Aristotle understood that the mark of the polis was the presence of law. Law arises out of our nature as creatures who can do more than emit sounds to indicate pleasure or pain, but declare what is right or wrong, just or unjust. When we move to the level of a “moral” judgment, we move away from statements of merely private taste and personal choice; we begin to speak about things that are more generally or universally right or wrong. The law moves by displacing claims of personal freedom with a public rule binding on all. Strictly speaking, then, we can be justified in enacting “laws” only when we can truly speak about things that can be rightfully binding on all because they are made on the basis of reasons valid for all. In other words, every law needs to be gauged in that demanding way for a “moral justification.”

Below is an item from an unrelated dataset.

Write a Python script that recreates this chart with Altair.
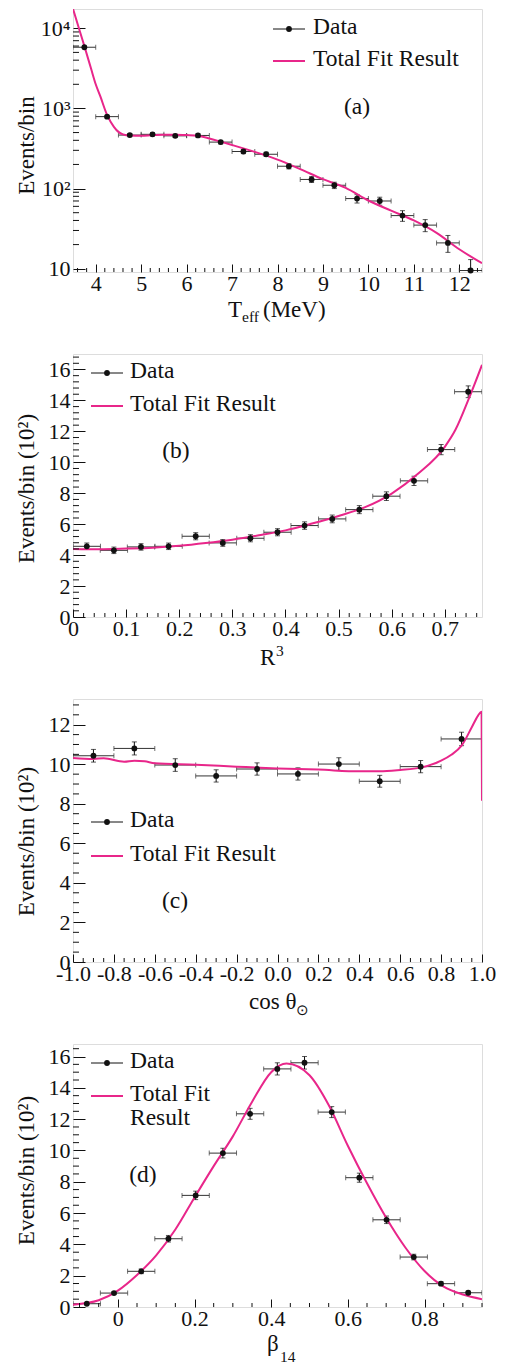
import altair as alt
import pandas as pd

FONT = "Liberation Serif"
FIT_COLOR = "#e8268a"
INK = "#111111"
BAR = "#333333"
W, H = 409, 263
LEG_FS = 23.5
TITLE_FS = 23

# ---------------- data ----------------
# (a) effective kinetic energy
a_x = [3.75, 4.25, 4.75, 5.25, 5.75, 6.25, 6.75, 7.25, 7.75, 8.25, 8.75, 9.25,
       9.75, 10.25, 10.75, 11.25, 11.75, 12.25]
a_y = [5800, 790, 465, 475, 455, 460, 380, 290, 268, 190, 130, 110, 75, 70, 46, 35, 21, 9.5]
a_err = [76, 28, 21, 22, 21, 21, 19, 17, 16, 14, 11, 10, 9, 8, 7, 6, 5, 3.5]
a_fit_x = [3.5, 3.6, 3.75, 3.9, 4.0, 4.1, 4.25, 4.4, 4.5, 4.6, 4.75, 5.0, 5.25, 5.5,
           5.75, 6.0, 6.25, 6.5, 6.75, 7.0, 7.5, 8.0, 8.5, 9.0, 9.5, 10.0, 10.5, 11.0,
           11.5, 12.0, 12.5]
a_fit_y = [17500, 11400, 6000, 3100, 2000, 1420, 830, 590, 510, 475, 458, 455, 465, 470,
           470, 465, 455, 422, 385, 350, 287, 230, 175, 131, 102, 71, 53, 40, 28, 17.5, 11.7]

# (b) R^3
b_x = [0.026, 0.077, 0.128, 0.180, 0.231, 0.282, 0.334, 0.385, 0.436, 0.488, 0.539,
       0.590, 0.642, 0.693, 0.744]
b_y = [4.57, 4.31, 4.53, 4.57, 5.22, 4.79, 5.09, 5.48, 5.91, 6.34, 6.94, 7.81, 8.80, 10.82, 14.56]
b_err = [0.21, 0.21, 0.21, 0.21, 0.23, 0.22, 0.23, 0.23, 0.24, 0.25, 0.26, 0.28, 0.30, 0.33, 0.38]
b_fit_x = [0.0, 0.05, 0.1, 0.15, 0.2, 0.25, 0.3, 0.35, 0.4, 0.45, 0.5, 0.55, 0.6, 0.65,
           0.7, 0.72, 0.745, 0.77]
b_fit_y = [4.40, 4.38, 4.42, 4.48, 4.60, 4.78, 5.0, 5.28, 5.6, 6.04, 6.53, 7.1, 7.98, 9.27,
           11.0, 12.1, 14.1, 16.3]

# (c) cos theta_sun
c_x = [-0.9, -0.7, -0.5, -0.3, -0.1, 0.1, 0.3, 0.5, 0.7, 0.9]
c_y = [10.43, 10.80, 9.96, 9.41, 9.76, 9.51, 10.01, 9.14, 9.88, 11.28]
c_err = [0.32, 0.33, 0.32, 0.31, 0.31, 0.31, 0.32, 0.30, 0.31, 0.34]
c_fit_x = [-1.0, -0.9, -0.85, -0.75, -0.7, -0.65, -0.6, -0.4, -0.2, 0.0, 0.2, 0.4, 0.5,
           0.6, 0.7, 0.8, 0.85, 0.9, 0.95, 0.98, 0.998, 1.0]
c_fit_y = [10.32, 10.27, 10.30, 10.13, 10.18, 10.15, 10.05, 9.98, 9.88, 9.79, 9.73, 9.64,
           9.64, 9.71, 9.83, 10.18, 10.48, 10.94, 11.87, 12.45, 12.66, 8.16]

# (d) beta_14
d_x = [-0.081, -0.010, 0.061, 0.132, 0.203, 0.274, 0.345, 0.416, 0.487, 0.558, 0.630,
       0.701, 0.772, 0.843, 0.914]
d_y = [0.21, 0.89, 2.28, 4.36, 7.13, 9.83, 12.34, 15.21, 15.60, 12.45, 8.26, 5.57, 3.19, 1.49, 0.91]
d_err = [0.05, 0.09, 0.15, 0.21, 0.27, 0.31, 0.35, 0.39, 0.40, 0.35, 0.29, 0.24, 0.18, 0.12, 0.10]
d_fit_x = [-0.117, -0.05, 0.0, 0.05, 0.1, 0.15, 0.2, 0.25, 0.3, 0.35, 0.4, 0.44, 0.5, 0.55,
           0.6, 0.65, 0.7, 0.75, 0.8, 0.85, 0.9, 0.95]
d_fit_y = [0.15, 0.43, 1.05, 2.05, 3.3, 4.95, 7.0, 9.0, 10.9, 13.1, 15.0, 15.55, 14.8, 12.9,
           10.3, 7.9, 5.7, 3.8, 2.3, 1.3, 0.8, 0.5]


def minors(lo, hi, step, major):
    out = []
    n = int(round((hi - lo) / step))
    for i in range(n + 1):
        v = round(lo + i * step, 4)
        if abs(v / major - round(v / major)) > 1e-6:
            out.append(v)
    return out


one = alt.Data(values=[{"k": 0}])


def vtext(txt, x, y, size=TITLE_FS, align="left", baseline="alphabetic"):
    return alt.Chart(one).mark_text(font=FONT, fontSize=size, color=INK, align=align,
                                    baseline=baseline).encode(
        x=alt.value(x), y=alt.value(y), text=alt.value(txt))


def build(p):
    if p["log"]:
        ys = alt.Scale(type="log", domain=p["ydom"], nice=False)
    else:
        ys = alt.Scale(domain=p["ydom"], nice=False, zero=False)
    xs = alt.Scale(domain=p["xdom"], nice=False, zero=False)
    xaxis = alt.Axis(values=p["xmaj"], offset=-8, tickSize=8, tickColor=INK, tickWidth=1,
                     domain=False, grid=False, labelFont=FONT, labelFontSize=22,
                     labelColor=INK, labelPadding=1, labelFlush=False, labelOverlap=False,
                     labelExpr=p["xlab"], title=None)
    yaxis = alt.Axis(values=p["ymaj"], offset=-12, tickSize=12, tickColor=INK, tickWidth=1,
                     domain=False, grid=False, labelFont=FONT, labelFontSize=22,
                     labelColor=INK, labelPadding=3, labelFlush=False, labelOverlap=False,
                     labelExpr=p["ylab"], title=p["ytitle"], titleFont=FONT,
                     titleFontSize=TITLE_FS, titleFontWeight="normal", titleColor=INK,
                     titleAngle=270, titleAlign="center", titleBaseline="alphabetic",
                     titleX=-52, titleY=p["ty"])

    def X(f):
        return alt.X(f, type="quantitative", scale=xs, axis=xaxis)

    def Y(f):
        return alt.Y(f, type="quantitative", scale=ys, axis=yaxis)

    df = pd.DataFrame({"x": p["px"], "y": p["py"], "e": p["pe"]})
    df["xlo"] = df["x"] - p["hw"]
    df["xhi"] = df["x"] + p["hw"]
    df["ylo"] = df["y"] - df["e"]
    df["yhi"] = df["y"] + df["e"]
    base = alt.Chart(df)

    layers = [
        base.mark_rule(color=BAR, strokeWidth=1, clip=True).encode(
            x=X("xlo"), x2=alt.X2("xhi"), y=Y("y")),
        base.mark_tick(orient="vertical", size=5, thickness=1, color=BAR, clip=True).encode(
            x=X("xlo"), y=Y("y")),
        base.mark_tick(orient="vertical", size=5, thickness=1, color=BAR, clip=True).encode(
            x=X("xhi"), y=Y("y")),
        base.mark_rule(color=INK, strokeWidth=1, clip=True).encode(
            x=X("x"), y=Y("ylo"), y2=alt.Y2("yhi")),
        base.mark_tick(orient="horizontal", size=5, thickness=1, color=INK, clip=True).encode(
            x=X("x"), y=Y("ylo")),
        base.mark_tick(orient="horizontal", size=5, thickness=1, color=INK, clip=True).encode(
            x=X("x"), y=Y("yhi")),
        alt.Chart(pd.DataFrame({"x": p["fx"], "y": p["fy"]})).mark_line(
            color=FIT_COLOR, strokeWidth=2, interpolate="monotone", clip=True).encode(
            x=X("x"), y=Y("y")),
        base.mark_circle(size=34, color=INK, opacity=1).encode(x=X("x"), y=Y("y")),
        alt.Chart(pd.DataFrame({"t": p["xmin"]})).mark_rule(color=INK, strokeWidth=1).encode(
            x=X("t"), y=alt.value(H), y2=alt.value(H - 4)),
        alt.Chart(pd.DataFrame({"t": p["ymin"]})).mark_rule(color=INK, strokeWidth=1).encode(
            y=Y("t"), x=alt.value(0), x2=alt.value(6)),
    ]

    lg = p["legend"]
    lx0, lx1 = lg["x0"], lg["x0"] + 32
    layers += [
        alt.Chart(one).mark_rule(color=INK, strokeWidth=1).encode(
            x=alt.value(lx0), x2=alt.value(lx1), y=alt.value(lg["y1"])),
        alt.Chart(one).mark_circle(size=34, color=INK, opacity=1).encode(
            x=alt.value((lx0 + lx1) / 2), y=alt.value(lg["y1"])),
        alt.Chart(one).mark_rule(color=FIT_COLOR, strokeWidth=2).encode(
            x=alt.value(lx0), x2=alt.value(lx1), y=alt.value(lg["y2"])),
        vtext("Data", lg["tx"], lg["y1"] - 2, size=LEG_FS, baseline="middle"),
    ]
    for i, line in enumerate(lg["fit_lines"]):
        layers.append(vtext(line, lg["tx"], lg["y2"] - 2 + i * 24, size=LEG_FS,
                            baseline="middle"))
    tag = p["tag"]
    layers.append(vtext(tag[0], tag[1], tag[2], size=LEG_FS, align="center",
                        baseline="middle"))
    for part in p["xtitle"]:
        layers.append(vtext(*part))

    return alt.layer(*layers).properties(width=W, height=H)


pa = build(dict(
    log=True, xdom=[3.5, 12.5], ydom=[9.1, 17400],
    px=a_x, py=a_y, pe=a_err, hw=0.25, fx=a_fit_x, fy=a_fit_y,
    xmaj=[4, 5, 6, 7, 8, 9, 10, 11, 12], xmin=minors(3.6, 12.4, 0.2, 1.0),
    ymaj=[10, 100, 1000, 10000],
    ymin=[m * k for k in (10, 100, 1000) for m in range(2, 10)],
    xlab="format(datum.value, 'd')",
    ylab="datum.value == 10 ? '10' : datum.value == 100 ? '10\u00b2' : datum.value == 1000 ? '10\u00b3' : '10\u2074'",
    ytitle="Events/bin", ty=136,
    legend=dict(x0=200, y1=20, y2=52, tx=240, fit_lines=["Total Fit Result"]),
    tag=("(a)", 284, 98),
    xtitle=[("T", 155, 308, TITLE_FS), ("eff", 169, 313, 15.5), ("(MeV)", 190, 308, TITLE_FS)],
))

pb = build(dict(
    log=False, xdom=[0, 0.77], ydom=[0, 17],
    px=b_x, py=b_y, pe=b_err, hw=0.0257, fx=b_fit_x, fy=b_fit_y,
    xmaj=[0, 0.1, 0.2, 0.3, 0.4, 0.5, 0.6, 0.7], xmin=minors(0.0, 0.76, 0.02, 0.1),
    ymaj=[0, 2, 4, 6, 8, 10, 12, 14, 16], ymin=minors(0.0, 16.8, 0.4, 2.0),
    xlab="datum.value == 0 ? '0' : format(datum.value, '.1f')",
    ylab="format(datum.value, 'd')",
    ytitle="Events/bin (10\u00b2)", ty=134,
    legend=dict(x0=18, y1=19, y2=52, tx=57, fit_lines=["Total Fit Result"]),
    tag=("(b)", 103, 97),
    xtitle=[("R", 187, 311, TITLE_FS), ("3", 203, 302, 15.5)],
))

pc = build(dict(
    log=False, xdom=[-1.0, 1.0], ydom=[0, 13.3],
    px=c_x, py=c_y, pe=c_err, hw=0.1, fx=c_fit_x, fy=c_fit_y,
    xmaj=[-1.0, -0.8, -0.6, -0.4, -0.2, 0.0, 0.2, 0.4, 0.6, 0.8, 1.0],
    xmin=minors(-1.0, 1.0, 0.05, 0.2),
    ymaj=[0, 2, 4, 6, 8, 10, 12], ymin=minors(0.0, 13.0, 0.5, 2.0),
    xlab="replace(format(datum.value, '.1f'), '\u2212', '-')",
    ylab="format(datum.value, 'd')",
    ytitle="Events/bin (10\u00b2)", ty=142,
    legend=dict(x0=18, y1=123, y2=157, tx=57, fit_lines=["Total Fit Result"]),
    tag=("(c)", 102, 202),
    xtitle=[("cos \u03b8", 176, 310, TITLE_FS), ("\u2299", 223, 316, 15)],
))

pd_ = build(dict(
    log=False, xdom=[-0.117, 0.95], ydom=[0, 16.8],
    px=d_x, py=d_y, pe=d_err, hw=0.0356, fx=d_fit_x, fy=d_fit_y,
    xmaj=[0, 0.2, 0.4, 0.6, 0.8], xmin=minors(-0.1, 0.95, 0.05, 0.2),
    ymaj=[0, 2, 4, 6, 8, 10, 12, 14, 16], ymin=minors(0.0, 16.5, 0.5, 2.0),
    xlab="datum.value == 0 ? '0' : format(datum.value, '.1f')",
    ylab="format(datum.value, 'd')",
    ytitle="Events/bin (10\u00b2)", ty=126,
    legend=dict(x0=18, y1=19, y2=52, tx=57, fit_lines=["Total Fit", "Result"]),
    tag=("(d)", 70, 131),
    xtitle=[("\u03b2", 194, 307, TITLE_FS), ("14", 207, 318, 15.5)],
))

chart = alt.vconcat(pa, pb, pc, pd_, spacing=82, bounds="flush").properties(
    padding={"left": 6, "top": 0, "right": 0, "bottom": 0}
).configure_view(stroke=INK, strokeWidth=1).configure(background="white")

chart.save("out.html", embed_options={"renderer": "svg", "actions": False})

That is the test for those people who shapes laws for us, whether as legislators or as judges. The law may restrain me from walking to my apartment in Washington because the fire department is fighting a fire. My liberty is impeded, but my rights have not been impaired, because my freedom has been restrained for reasons that patently form a “justification.” There is nothing inscrutable here; these are decisions made by ordinary people every day. They also depend on principles far more precise—far more readily understandable—than Miller’s standard, that “an action is morally right only if, in the circumstances in which he agent chooses it, the action is ordered to the final end for human beings” (emphasis mine). I sought to show in my book First Things that we have access to far more precise principles in judging what is “justified” or “unjustified.”

That is where this argument may finally have to settle, for things are seen in a strikingly different lens if we take seriously that connection between the “logic of morals” and the “logic of law.” And we may find, as a late colleague of mine once put it, that “we have principles we haven’t even used yet.”